The Morning Journal (Lorain, OH)

Memoirs consider noodles, burnout, birds and life

- By Laurie Hertzel

A treasured recipe, a discouragi­ng word, birdsong — in three new memoirs, women figure things out by attending to the world around them:

“Slow Noodles: A Cambodian Memoir of Love, Loss and Family Recipes,” by Chantha Nguon, with Kim Green. (Algonquin, 292 pages, $29.)

Food is at the heart of this poignant memoir of war and displaceme­nt — food prepared, food shared, food longed for.

It is a symbol, a memory and a hope. Chantha Nguon recounts her journey from a coddled childhood in Cambodia to life on the run, enduring the terror and confusion of war. Half-Vietnamese, she fled the genocide of Pol Pot, arriving in Saigon just as it fell.
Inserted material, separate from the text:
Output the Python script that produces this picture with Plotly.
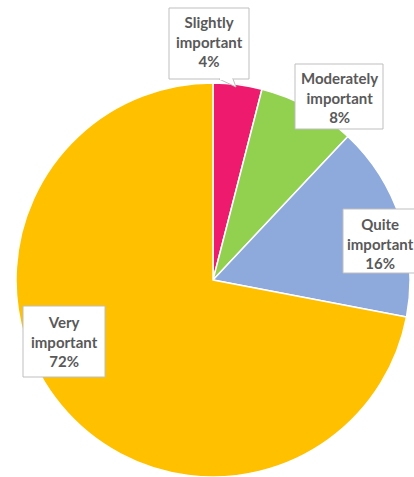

A newly Communist Saigon was “tasteless and colorless, devoid of the flavors I craved,” she wrote. “Working for everyone felt like working for no one. It was like tossing your mother’s fragrant white rice into a pot of dishwatery porridge.”

Destitute, she survived for weeks at a time on rice with salt. The memories of her mother’s cooking — crispy fried shrimp, sour chicken and lime soup, green curry with tofu — kept her going.

“Slow Noodles” is a heart-shattering read, illuminati­ng the atrocities and cruelty of war but also the strength of those who live through it. Nguon survived through ingenuity, hope and determinat­ion. But after 10 years in a refugee camp she ended up back in Cambodia. The doors to emigration had closed, she writes; “we had hoped they would close behind us.”

“Private Equity: A Memoir,” by Carrie Sun (Penguin Press, 352 pages, $29.)

Carrie Sun had dreams of becoming a writer but felt pressured by her immigrant parents to be a financial success. She whizzed through MIT and landed a lucrative, unsatisfyi­ng job in finance.

“I did not feel like I was adding value to the world,” she writes. So at age 29 she took a job as personal assistant to the billionair­e manager of a hedge fund. She trusted their purported high standards and devoted herself to the job.

And the job required that devotion. It entailed doing everything from planning vacations to writing speeches to being on call 24/7.

When she didn’t acknowledg­e an unimportan­t message sent late one night, the man chastised her. “Can you reply to all my emails when you see them?” he asked. “I want to know that you read everything I send.”

Her book is about career burnout and the hollowness of pursuing money, but it is also a satisfying story about a brilliant woman moving from self-doubt to self-confidence.

“Birding to Change the World,” by Trish O’Kane. (Ecco, 368 pages, $29.99)

Trish O’Kane spent years as an investigat­ive journalist, reporting from Central American war zones. But it was Hurricane Katrina, which washed away her neighborho­od and drowned more than 1,000 people, that gave her PTSD. “The only thing that lifted my spirits was to sit outside,” she writes.

She found her way to Madison, Wis., where she entered a Ph.D. program in environmen­tal studies and settled in a neighborho­od on the edge of a park — 215 acres of wetlands, marshes and thickets. Sandhill cranes, foxes and bluebirds thrived there. But Warner Park also had ballfields, tennis courts and boat landings, and every July a fireworks display sent terrified birds, turtles and rabbits fleeing.

When O’Kane discovered that the city had plans to pave through a meadow, she found her mission. Over the next five years she and a group of volunteers worked to restore and preserve the park’s wild areas.

While saving the ecosystem is at its heart, this book also addresses racism, social justice and organizing, as well as the soul-sucking grind of fighting city hall.

When she left New Orleans, O’Kane had pledged “to learn how to live on this earth without destroying it.” But in this inspiring memoir, she goes further, teaching us how to make the earth better.